Two men have been jailed following an elaborate pensions scam in Dorset.
Anthony Locke, 33 and of Haslemere Avenue in Christchurch, was found guilty of 23 counts of fraud by false representation and three counts of money laundering. Ray King, 54 and of Ashley Road in Poole, was found guilty of 14 counts of fraud by false representation. This followed a six-week trial at Southwark Crown Court in London.
Locke was sentenced to five years in prison and King handed a three-year jail term today, Friday 20 April 2018.
A timetable was set out for Proceeds of Crime Act proceedings in relation to the recovery of funds from the defendants.
The scam is known as ‘pension liberation’ and the offences occurred between September 2013 and April 2014.
Locke and his employee King misled 16 victims into transferring their pension pot into an arrangement that they were told would allow them to access half their funds before the age of 55.
The victims were also promised that the other half of the money would be re-invested.
However, such an arrangement before the age of 55 would usually attract an income tax liability of 55 per cent of the entire amount.
The total pension pot was £971,530.80, with around 50 per cent of this returned to the victims and the other half supposedly being re-invested.

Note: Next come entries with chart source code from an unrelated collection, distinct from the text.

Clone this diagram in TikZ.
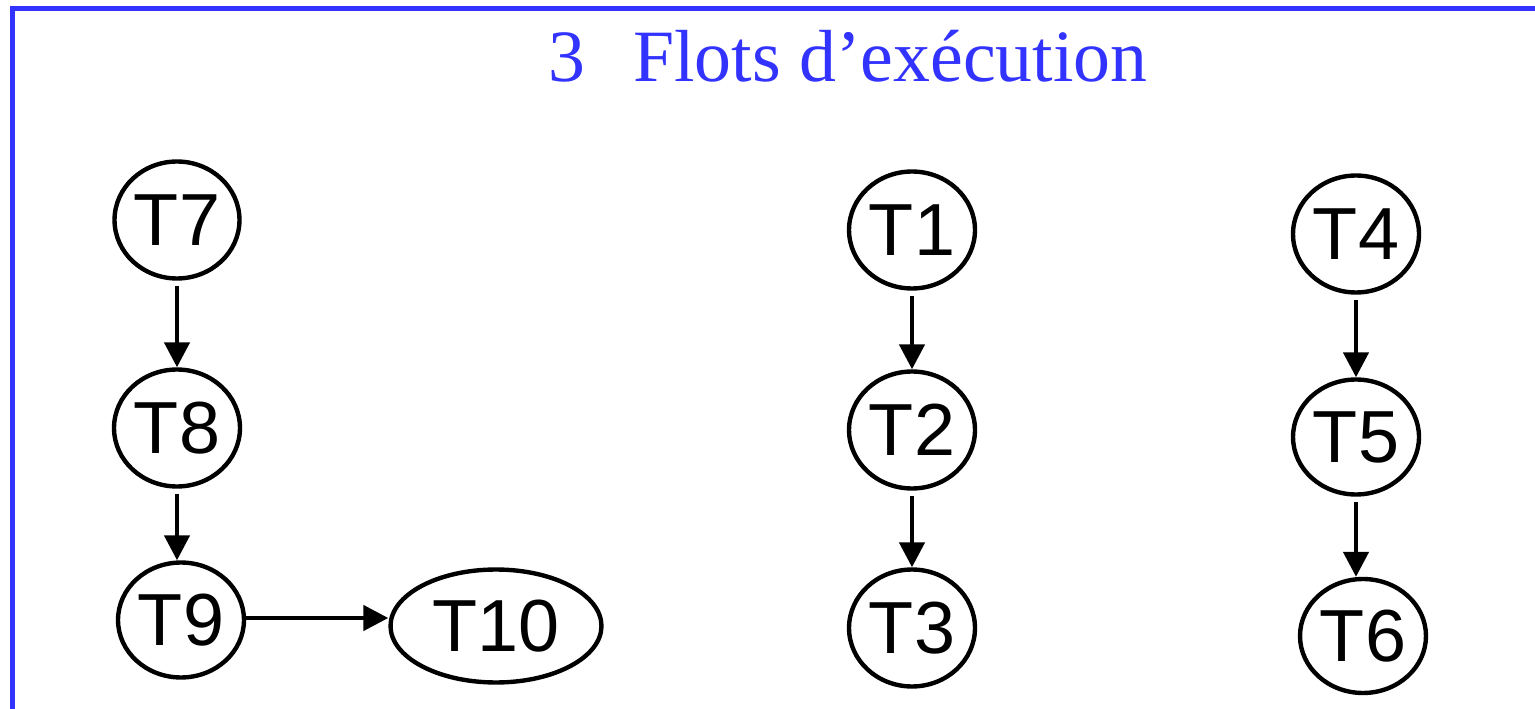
\documentclass[tikz,border=0pt]{standalone}
\usepackage{fontspec}
\setmainfont{Liberation Serif}
\newfontfamily\arial{Liberation Sans}
\usetikzlibrary{shapes.geometric,arrows.meta}
\definecolor{titleblue}{RGB}{51,51,255}
\tikzset{
    task/.style={ellipse, draw, line width=2.5pt, inner sep=0pt,
        minimum width=2.52cm, minimum height=2.34cm,
        font=\arial\fontsize{42}{48}\selectfont},
    flow/.style={-{Triangle[width=0.5cm,length=0.5cm]}, line width=2.6pt}
}
\begin{document}
\begin{tikzpicture}[x=0.02cm, y=-0.02cm]
        \useasboundingbox (0,0) rectangle (1535,709);
        % Frame and title
        \draw[titleblue, line width=2.85pt] (12.5,709) -- (12.5,8.5) -- (1535,8.5);
        \node(title) [anchor=base, text=titleblue, font=\fontsize{42}{48}\selectfont]
            at (848,82) {3\hspace{0.65em}Flots d'exécution};

        % Nodes
        \node(t7) [task, minimum width=2.5cm] at (177,220) {T7};
        \node(t8) [task] at (177,428) {T8};
        \node(t9) [task, minimum height=2.3cm] at (181,620) {T9};
        \node(t10) [task, minimum width=4.22cm, minimum height=2.26cm] at (496,626) {T10};
        \node(t1) [task] at (912,230) {T1};
        \node(t2) [task] at (912,430) {T2};
        \node(t3) [task] at (912,628) {T3};
        \node(t4) [task] at (1356,234) {T4};
        \node(t5) [task, minimum height=2.3cm] at (1356,437) {T5};
        \node(t6) [task, minimum height=2.28cm] at (1363,636) {T6};

        % Edges
        \draw[flow, shorten <=0.1cm] (t7) -- (t8);
        \draw[flow, shorten <=0.1cm] (t8) -- (t8 |- t9.north);
        \draw[flow] (t9.east |- 0,618) -- (t10.west |- 0,618);
        \draw[flow, shorten <=0.1cm] (t1) -- (t2);
        \draw[flow, shorten <=0.1cm] (t2) -- (t3);
        \draw[flow, shorten <=0.1cm] (t4) -- (t5);
        \draw[flow, shorten <=0.1cm] (t5) -- (t5 |- t6.north);
    \end{tikzpicture}
\end{document}
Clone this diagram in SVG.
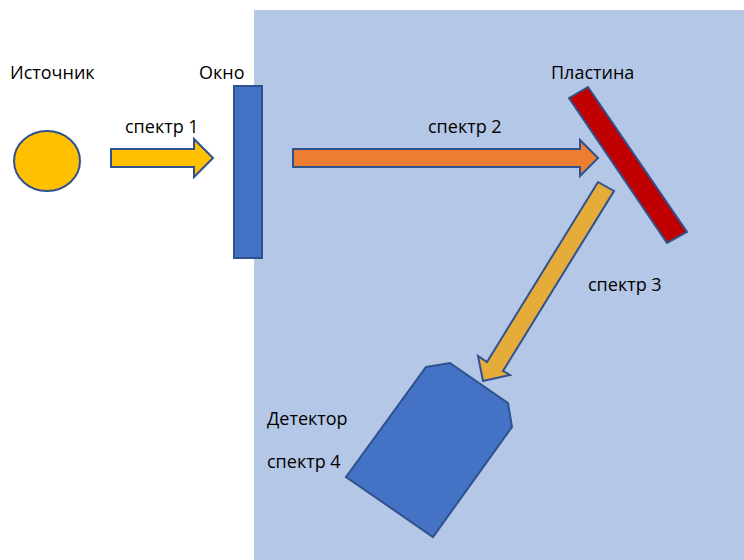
<svg xmlns="http://www.w3.org/2000/svg" width="744" height="560" viewBox="0 0 744 560">
<style>
.lbl{font-family:"Open Sans","Noto Sans","Liberation Sans",sans-serif;font-size:18px;fill:#000}
.sh{stroke:#2F528F;stroke-width:2;stroke-linejoin:miter}
</style>
<rect x="0" y="0" width="744" height="560" fill="#fff"/>
<rect id="chamber" x="254" y="10" width="490" height="550" fill="#B4C7E7"/>
<g id="source">
<ellipse class="sh" cx="47" cy="161" rx="33" ry="30" fill="#FFC000"/>
<text class="lbl" x="10" y="79">Источник</text>
</g>
<g id="window">
<rect class="sh" x="234" y="86" width="28" height="172" fill="#4472C4"/>
<text class="lbl" x="199" y="79">Окно</text>
</g>
<g id="plate">
<polygon class="sh" points="569,98 588,87 687,232 667,243" fill="#C00000"/>
<text class="lbl" x="551" y="79">Пластина</text>
</g>
<g id="detector">
<polygon class="sh" points="426,367 450,363 508,403 512,427 433,537 346,477" fill="#4472C4"/>
<text class="lbl" x="267" y="425">Детектор</text>
<text class="lbl" x="267" y="468">спектр 4</text>
</g>
<g id="connectors">
<g id="arrow1">
<polygon class="sh" points="111,149 194,149 194,139 213,158 194,177 194,167 111,167" fill="#FFC000"/>
<text class="lbl" x="125" y="133">спектр 1</text>
</g>
<g id="arrow2">
<polygon class="sh" points="293,149 580,149 580,140 598,158 580,176 580,167 293,167" fill="#ED7D31"/>
<text class="lbl" x="428" y="133">спектр 2</text>
</g>
<g id="arrow3">
<polygon class="sh" points="598,182 614,191 503,371 510,375 483,381 478,356 487,362" fill="#E6AC3A"/>
<text class="lbl" x="588" y="291">спектр 3</text>
</g>
</g>
</svg>
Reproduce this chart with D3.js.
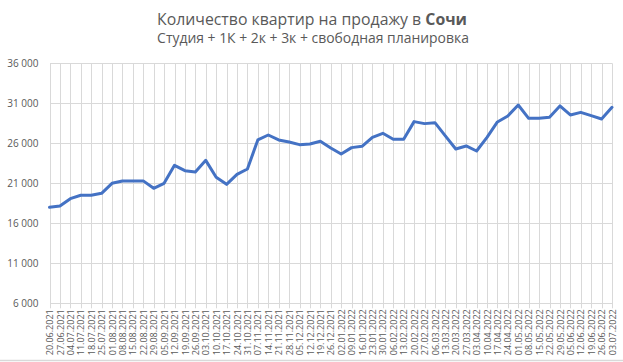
<!DOCTYPE html>
<html><head><meta charset="utf-8">
<script src="https://cdn.jsdelivr.net/npm/d3@7"></script>
<style>body{margin:0;background:#fff}svg{display:block}</style>
</head><body><svg id="c" width="623" height="362"></svg>
<script>
const dates = ["20.06.2021","27.06.2021","04.07.2021","11.07.2021","18.07.2021","25.07.2021","01.08.2021","08.08.2021","15.08.2021","22.08.2021","29.08.2021","05.09.2021","12.09.2021","19.09.2021","26.09.2021","03.10.2021","10.10.2021","17.10.2021","24.10.2021","31.10.2021","07.11.2021","14.11.2021","21.11.2021","28.11.2021","05.12.2021","12.12.2021","19.12.2021","26.12.2021","02.01.2022","09.01.2022","16.01.2022","23.01.2022","30.01.2022","06.02.2022","13.02.2022","20.02.2022","27.02.2022","06.03.2022","13.03.2022","20.03.2022","27.03.2022","03.04.2022","10.04.2022","17.04.2022","24.04.2022","01.05.2022","08.05.2022","15.05.2022","22.05.2022","29.05.2022","05.06.2022","12.06.2022","19.06.2022","26.06.2022","03.07.2022"];
const values = [18000,18160,19080,19500,19500,19750,21000,21290,21290,21300,20370,21000,23250,22580,22420,23870,21750,20870,22120,22790,26420,27040,26420,26170,25830,25920,26250,25420,24670,25460,25620,26750,27250,26500,26500,28710,28460,28580,26920,25290,25670,25040,26750,28670,29420,30790,29120,29120,29250,30670,29540,29870,29460,29040,30500];
const yTicks = [6000,11000,16000,21000,26000,31000,36000];
const titleMain = "Количество квартир на продажу в ";
const titleBold = "Сочи";
const subtitle = "Студия + 1К + 2к + 3к + свободная планировка";

const svg = d3.select("#c");
const font = "'Open Sans', 'Noto Sans', sans-serif";
const txt = "#595959", grid = "#d9d9d9";
const L = 49.5, R = 612, T = 63.3, B = 303.3;

const x = d3.scalePoint().domain(dates).range([L, R]);
const y = d3.scaleLinear().domain([6000, 36000]).range([B, T]);

// bottom border line
svg.append("line").attr("x1",0).attr("x2",623).attr("y1",360.5).attr("y2",360.5).attr("stroke",grid).attr("stroke-width",1.5);

// horizontal gridlines + y labels
const yAxis = d3.axisLeft(y).tickValues(yTicks).tickSize(-(R - L)).tickPadding(11)
  .tickFormat(d => d3.format(",")(d).replace(/,/g, " "));
const gy = svg.append("g").attr("transform", `translate(${L},0)`).call(yAxis);
gy.select(".domain").remove();
gy.selectAll(".tick line").attr("stroke", grid).attr("stroke-width", 1).attr("shape-rendering","crispEdges");
gy.selectAll(".tick text").attr("fill", txt).style("font-family", font).style("font-size", "10px");

// vertical gridlines
svg.append("g").selectAll("line").data(dates).join("line")
  .attr("x1", d => Math.round(x(d)) + 0.5).attr("x2", d => Math.round(x(d)) + 0.5)
  .attr("y1", T).attr("y2", B + 5)
  .attr("stroke", grid).attr("stroke-width", 1);

// x labels
const xAxis = d3.axisBottom(x).tickSize(0).tickPadding(0);
const gx = svg.append("g").attr("transform", `translate(0,${B})`).call(xAxis);
gx.select(".domain").remove();
gx.selectAll(".tick text")
  .attr("fill", txt).style("font-family", font).style("font-size", "9px")
  .attr("transform", "rotate(-90)").attr("text-anchor", "end")
  .attr("x", -6).attr("y", 0).attr("dy", "0.35em");

// line
svg.append("path").datum(values)
  .attr("fill", "none").attr("stroke", "#4472C4").attr("stroke-width", 3)
  .attr("stroke-linejoin", "round").attr("stroke-linecap", "round")
  .attr("d", d3.line().x((d, i) => x(dates[i])).y(d => y(d)));

// titles
const t = svg.append("text").attr("x", 312).attr("y", 25).attr("text-anchor", "middle")
  .attr("fill", txt).style("font-family", font).style("font-size", "16px");
t.append("tspan").text(titleMain);
t.append("tspan").attr("font-weight", "bold").text(titleBold);
function fit(el, w) {
  const cur = el.node().getComputedTextLength();
  const fs = parseFloat(el.style("font-size"));
  el.style("font-size", (fs * w / cur).toFixed(2) + "px");
}
fit(t, 310);
const s = svg.append("text").attr("x", 313).attr("y", 43).attr("text-anchor", "middle")
  .attr("fill", txt).style("font-family", font).style("font-size", "12px").text(subtitle);
fit(s, 312);
</script></body></html>
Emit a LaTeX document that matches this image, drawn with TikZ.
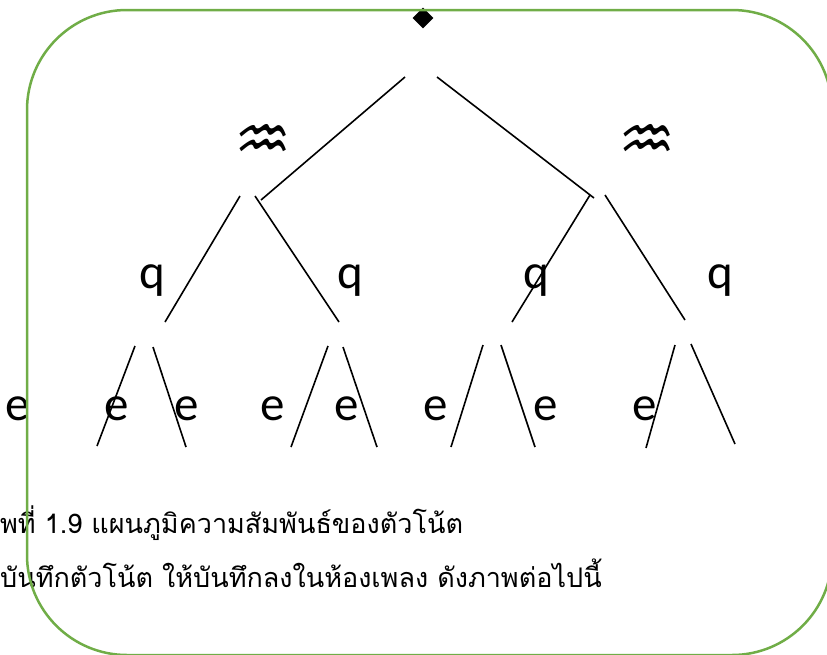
\documentclass[tikz,border=0pt]{standalone}
\usepackage{fontspec}
\newfontfamily\thaifont[Script=Thai]{Loma}
\newfontfamily\notefont{Carlito}
\newfontfamily\symfont{DejaVu Sans}
\usetikzlibrary{shapes.geometric}
\definecolor{framegreen}{RGB}{112,173,71}

\begin{document}
\begin{tikzpicture}
    [
        x=1pt, y=-1pt,
        frame_style/.style={draw=framegreen, line width=2.5pt, rounded corners=100pt},
        branch_style/.style={draw=black, line width=1.6pt},
        root_style/.style={diamond, fill=black, inner sep=0pt, minimum size=21pt},
        rest_style/.style={font=\symfont\fontsize{64}{64}\selectfont, inner sep=0pt},
        note_style/.style={font=\notefont\fontsize{49}{49}\selectfont, inner sep=0pt, anchor=base},
        caption_style/.style={font=\thaifont\fontsize{27}{27}\selectfont, inner sep=0pt, anchor=base west}
    ]
        \clip (0,0) rectangle (827,654);

        % top of the tree
        \node[root_style] (root) at (423,18) {};
        \node[rest_style] (rest1) at (263,143) {♒};
        \node[rest_style] (rest2) at (647,143) {♒};
        \coordinate (r_l0) at (405,77);
        \coordinate (r_l1) at (261,200);
        \coordinate (r_r0) at (437,77);
        \coordinate (r_r1) at (594,198);
        \draw[branch_style] (r_l0) -- (r_l1);
        \draw[branch_style] (r_r0) -- (r_r1);

        % second level
        \node[note_style] (q1) at (152,288) {q};
        \node[note_style] (q2) at (350,288) {q};
        \node[note_style] (q3) at (536,288) {q};
        \node[note_style] (q4) at (720,288) {q};
        \coordinate (a_l0) at (240,196);
        \coordinate (a_l1) at (165,322);
        \coordinate (a_r0) at (255,196);
        \coordinate (a_r1) at (339,322);
        \coordinate (b_l0) at (590,195);
        \coordinate (b_l1) at (512,322);
        \coordinate (b_r0) at (605,195);
        \coordinate (b_r1) at (685,320);
        \draw[branch_style] (a_l0) -- (a_l1);
        \draw[branch_style] (a_r0) -- (a_r1);
        \draw[branch_style] (b_l0) -- (b_l1);
        \draw[branch_style] (b_r0) -- (b_r1);

        % third level
        \node[note_style] (e1) at (18,420) {e};
        \node[note_style] (e2) at (117,420) {e};
        \node[note_style] (e3) at (187,420) {e};
        \node[note_style] (e4) at (273,420) {e};
        \node[note_style] (e5) at (347,420) {e};
        \node[note_style] (e6) at (436,420) {e};
        \node[note_style] (e7) at (546,420) {e};
        \node[note_style] (e8) at (645,420) {e};
        \coordinate (c_l0) at (135,346);
        \coordinate (c_l1) at (97,446);
        \coordinate (c_r0) at (153,347);
        \coordinate (c_r1) at (186,447);
        \coordinate (d_l0) at (328,346);
        \coordinate (d_l1) at (291,447);
        \coordinate (d_r0) at (343,347);
        \coordinate (d_r1) at (377,447);
        \coordinate (f_l0) at (483,345);
        \coordinate (f_l1) at (451,447);
        \coordinate (f_r0) at (501,345);
        \coordinate (f_r1) at (535,447);
        \coordinate (g_l0) at (675,345);
        \coordinate (g_l1) at (646,448);
        \coordinate (g_r0) at (691,344);
        \coordinate (g_r1) at (735,444);
        \draw[branch_style] (c_l0) -- (c_l1);
        \draw[branch_style] (c_r0) -- (c_r1);
        \draw[branch_style] (d_l0) -- (d_l1);
        \draw[branch_style] (d_r0) -- (d_r1);
        \draw[branch_style] (f_l0) -- (f_l1);
        \draw[branch_style] (f_r0) -- (f_r1);
        \draw[branch_style] (g_l0) -- (g_l1);
        \draw[branch_style] (g_r0) -- (g_r1);

        % caption
        \node[caption_style] (cap1) at (0,533) {พที่ 1.9 แผนภูมิความสัมพันธ์ของตัวโน้ต};
        \node[caption_style] (cap2) at (0,587) {บันทึกตัวโน้ต ให้บันทึกลงในห้องเพลง ดังภาพต่อไปนี้};

        \draw[frame_style] (27,10) rectangle (832,655);
    \end{tikzpicture}
\end{document}
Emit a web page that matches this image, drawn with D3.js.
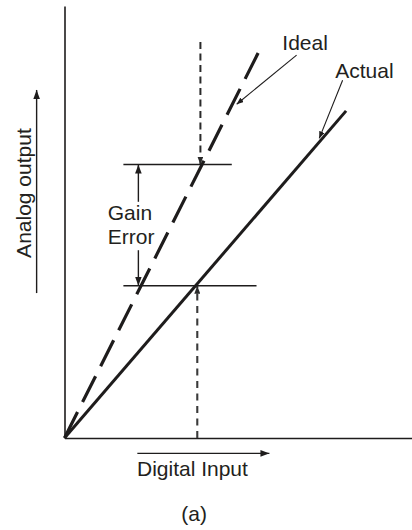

Rather than re-investing the money, Locke used the money to fund a lavish lifestyle, spending the money on expensive cars, holidays and clothing. He spent over £230,000 buying two Audi cars, a Mercedes, Aston Martin, Porsche and a Lamborghini Gallardo.
Investigating Officer Paul Sullivan, of Dorset Police, said: “Locke was the architect of a callous and sophisticated fraud with King as his employee. Between September 2013 and April 2014 Locke obtained almost £1 million from various pension companies, which represented the ‘pension pots’ of the victims in this case.
“Locke then credited approximately half these funds to the victims who had joined his non-existent occupational pension scheme, telling them that the other half would be invested. However, there was no investment and by far the lion’s share of these funds was retained by Locke who spent the money on expensive cars and general living expenses.
“Not only have the victims lost half their pensions but now may face financial penalties from HMRC (Her Majesty’s Revenue and Customs) who will want to recover the lost tax revenue.
“The sentences imposed today send out a clear message to fraudsters who perpetrate these types of offences.”